[Objective] With the pictures left out, copy the listing below exactly.

[Material]

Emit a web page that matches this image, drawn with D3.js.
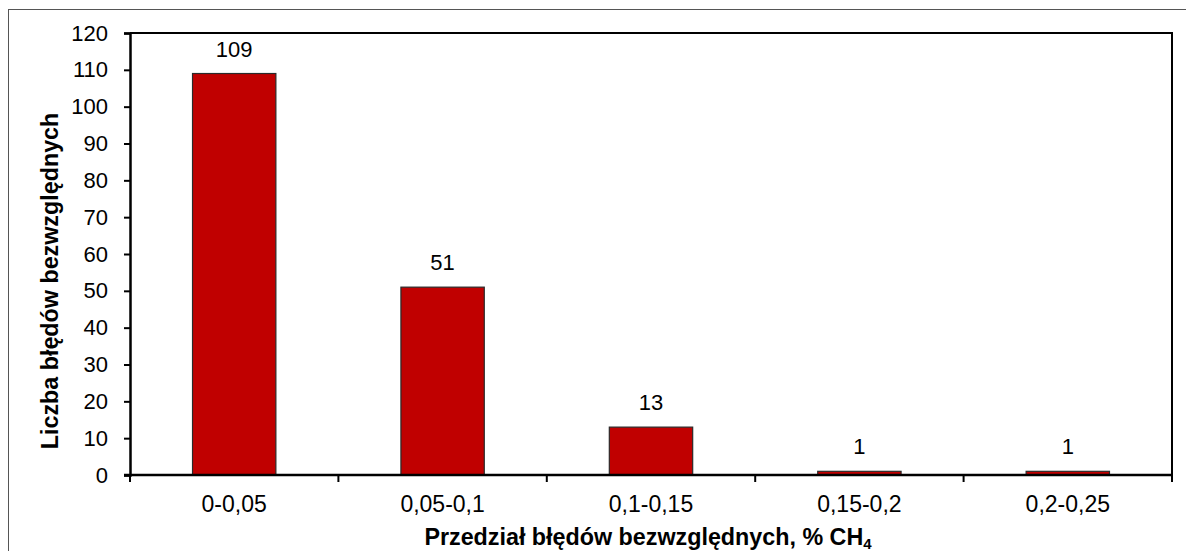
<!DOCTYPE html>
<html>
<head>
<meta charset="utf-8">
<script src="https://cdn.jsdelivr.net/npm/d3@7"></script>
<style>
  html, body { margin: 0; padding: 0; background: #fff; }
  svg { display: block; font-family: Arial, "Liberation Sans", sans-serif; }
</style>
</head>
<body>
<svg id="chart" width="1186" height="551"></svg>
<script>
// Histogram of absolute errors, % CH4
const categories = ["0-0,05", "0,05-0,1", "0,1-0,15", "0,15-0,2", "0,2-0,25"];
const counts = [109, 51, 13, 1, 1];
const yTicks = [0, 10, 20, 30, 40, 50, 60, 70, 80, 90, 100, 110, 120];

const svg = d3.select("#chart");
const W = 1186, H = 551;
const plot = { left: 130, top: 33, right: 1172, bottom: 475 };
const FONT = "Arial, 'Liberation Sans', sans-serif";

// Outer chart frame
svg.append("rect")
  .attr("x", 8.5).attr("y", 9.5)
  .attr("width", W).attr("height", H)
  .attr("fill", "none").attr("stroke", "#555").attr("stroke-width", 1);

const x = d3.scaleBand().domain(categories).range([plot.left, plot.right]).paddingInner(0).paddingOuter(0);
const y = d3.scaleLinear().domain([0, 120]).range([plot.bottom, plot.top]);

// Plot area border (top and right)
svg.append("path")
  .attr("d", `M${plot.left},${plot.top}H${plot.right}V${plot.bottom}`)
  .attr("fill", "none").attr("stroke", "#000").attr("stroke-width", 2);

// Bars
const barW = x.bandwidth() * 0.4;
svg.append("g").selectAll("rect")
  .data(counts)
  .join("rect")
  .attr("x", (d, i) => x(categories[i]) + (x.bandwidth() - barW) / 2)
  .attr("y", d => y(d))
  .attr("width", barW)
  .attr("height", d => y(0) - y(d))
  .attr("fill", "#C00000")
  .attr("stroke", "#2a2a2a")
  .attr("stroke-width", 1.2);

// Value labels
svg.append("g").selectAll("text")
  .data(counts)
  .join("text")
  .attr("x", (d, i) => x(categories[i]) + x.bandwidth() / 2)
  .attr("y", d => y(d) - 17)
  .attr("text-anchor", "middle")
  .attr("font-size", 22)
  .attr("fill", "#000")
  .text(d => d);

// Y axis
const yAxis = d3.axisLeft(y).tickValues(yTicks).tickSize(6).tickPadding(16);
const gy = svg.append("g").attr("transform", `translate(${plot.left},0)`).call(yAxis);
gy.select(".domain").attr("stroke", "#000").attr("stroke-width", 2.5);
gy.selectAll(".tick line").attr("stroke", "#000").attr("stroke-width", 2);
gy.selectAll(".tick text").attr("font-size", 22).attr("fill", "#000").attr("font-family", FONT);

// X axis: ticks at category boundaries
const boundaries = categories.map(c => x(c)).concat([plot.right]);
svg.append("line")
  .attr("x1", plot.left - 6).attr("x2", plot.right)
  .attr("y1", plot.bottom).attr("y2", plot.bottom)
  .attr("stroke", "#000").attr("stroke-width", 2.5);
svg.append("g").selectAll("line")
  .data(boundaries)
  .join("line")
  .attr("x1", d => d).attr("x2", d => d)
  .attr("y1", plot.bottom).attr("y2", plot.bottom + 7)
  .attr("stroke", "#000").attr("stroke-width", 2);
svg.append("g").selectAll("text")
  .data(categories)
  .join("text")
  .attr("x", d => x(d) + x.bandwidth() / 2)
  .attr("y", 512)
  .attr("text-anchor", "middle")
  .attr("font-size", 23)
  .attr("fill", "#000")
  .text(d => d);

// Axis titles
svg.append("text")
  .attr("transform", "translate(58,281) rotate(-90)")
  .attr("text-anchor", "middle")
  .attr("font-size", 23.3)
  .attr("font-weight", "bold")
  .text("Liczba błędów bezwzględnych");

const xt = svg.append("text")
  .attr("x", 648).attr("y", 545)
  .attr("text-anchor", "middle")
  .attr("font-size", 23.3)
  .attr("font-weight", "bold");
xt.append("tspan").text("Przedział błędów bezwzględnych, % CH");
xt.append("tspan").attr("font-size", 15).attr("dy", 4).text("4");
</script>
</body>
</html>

[Completed exercise]
Emit a web page that matches this image, drawn with D3.js.
<!DOCTYPE html>
<html>
<head>
<meta charset="utf-8">
<script src="https://cdn.jsdelivr.net/npm/d3@7"></script>
<style>
  html, body { margin: 0; padding: 0; background: #fff; }
  svg { display: block; font-family: Arial, "Liberation Sans", sans-serif; }
</style>
</head>
<body>
<svg id="chart" width="1186" height="551"></svg>
<script>
// Histogram of absolute errors, % CH4
const categories = ["0-0,05", "0,05-0,1", "0,1-0,15", "0,15-0,2", "0,2-0,25"];
const counts = [109, 51, 13, 1, 1];
const yTicks = [0, 10, 20, 30, 40, 50, 60, 70, 80, 90, 100, 110, 120];

const svg = d3.select("#chart");
const W = 1186, H = 551;
const plot = { left: 130, top: 33, right: 1172, bottom: 475 };
const FONT = "Arial, 'Liberation Sans', sans-serif";

// Outer chart frame
svg.append("rect")
  .attr("x", 8.5).attr("y", 9.5)
  .attr("width", W).attr("height", H)
  .attr("fill", "none").attr("stroke", "#555").attr("stroke-width", 1);

const x = d3.scaleBand().domain(categories).range([plot.left, plot.right]).paddingInner(0).paddingOuter(0);
const y = d3.scaleLinear().domain([0, 120]).range([plot.bottom, plot.top]);

// Plot area border (top and right)
svg.append("path")
  .attr("d", `M${plot.left},${plot.top}H${plot.right}V${plot.bottom}`)
  .attr("fill", "none").attr("stroke", "#000").attr("stroke-width", 2);

// Bars
const barW = x.bandwidth() * 0.4;
svg.append("g").selectAll("rect")
  .data(counts)
  .join("rect")
  .attr("x", (d, i) => x(categories[i]) + (x.bandwidth() - barW) / 2)
  .attr("y", d => y(d))
  .attr("width", barW)
  .attr("height", d => y(0) - y(d))
  .attr("fill", "#C00000")
  .attr("stroke", "#2a2a2a")
  .attr("stroke-width", 1.2);

// Value labels
svg.append("g").selectAll("text")
  .data(counts)
  .join("text")
  .attr("x", (d, i) => x(categories[i]) + x.bandwidth() / 2)
  .attr("y", d => y(d) - 17)
  .attr("text-anchor", "middle")
  .attr("font-size", 22)
  .attr("fill", "#000")
  .text(d => d);

// Y axis
const yAxis = d3.axisLeft(y).tickValues(yTicks).tickSize(6).tickPadding(16);
const gy = svg.append("g").attr("transform", `translate(${plot.left},0)`).call(yAxis);
gy.select(".domain").attr("stroke", "#000").attr("stroke-width", 2.5);
gy.selectAll(".tick line").attr("stroke", "#000").attr("stroke-width", 2);
gy.selectAll(".tick text").attr("font-size", 22).attr("fill", "#000").attr("font-family", FONT);

// X axis: ticks at category boundaries
const boundaries = categories.map(c => x(c)).concat([plot.right]);
svg.append("line")
  .attr("x1", plot.left - 6).attr("x2", plot.right)
  .attr("y1", plot.bottom).attr("y2", plot.bottom)
  .attr("stroke", "#000").attr("stroke-width", 2.5);
svg.append("g").selectAll("line")
  .data(boundaries)
  .join("line")
  .attr("x1", d => d).attr("x2", d => d)
  .attr("y1", plot.bottom).attr("y2", plot.bottom + 7)
  .attr("stroke", "#000").attr("stroke-width", 2);
svg.append("g").selectAll("text")
  .data(categories)
  .join("text")
  .attr("x", d => x(d) + x.bandwidth() / 2)
  .attr("y", 512)
  .attr("text-anchor", "middle")
  .attr("font-size", 23)
  .attr("fill", "#000")
  .text(d => d);

// Axis titles
svg.append("text")
  .attr("transform", "translate(58,281) rotate(-90)")
  .attr("text-anchor", "middle")
  .attr("font-size", 23.3)
  .attr("font-weight", "bold")
  .text("Liczba błędów bezwzględnych");

const xt = svg.append("text")
  .attr("x", 648).attr("y", 545)
  .attr("text-anchor", "middle")
  .attr("font-size", 23.3)
  .attr("font-weight", "bold");
xt.append("tspan").text("Przedział błędów bezwzględnych, % CH");
xt.append("tspan").attr("font-size", 15).attr("dy", 4).text("4");
</script>
</body>
</html>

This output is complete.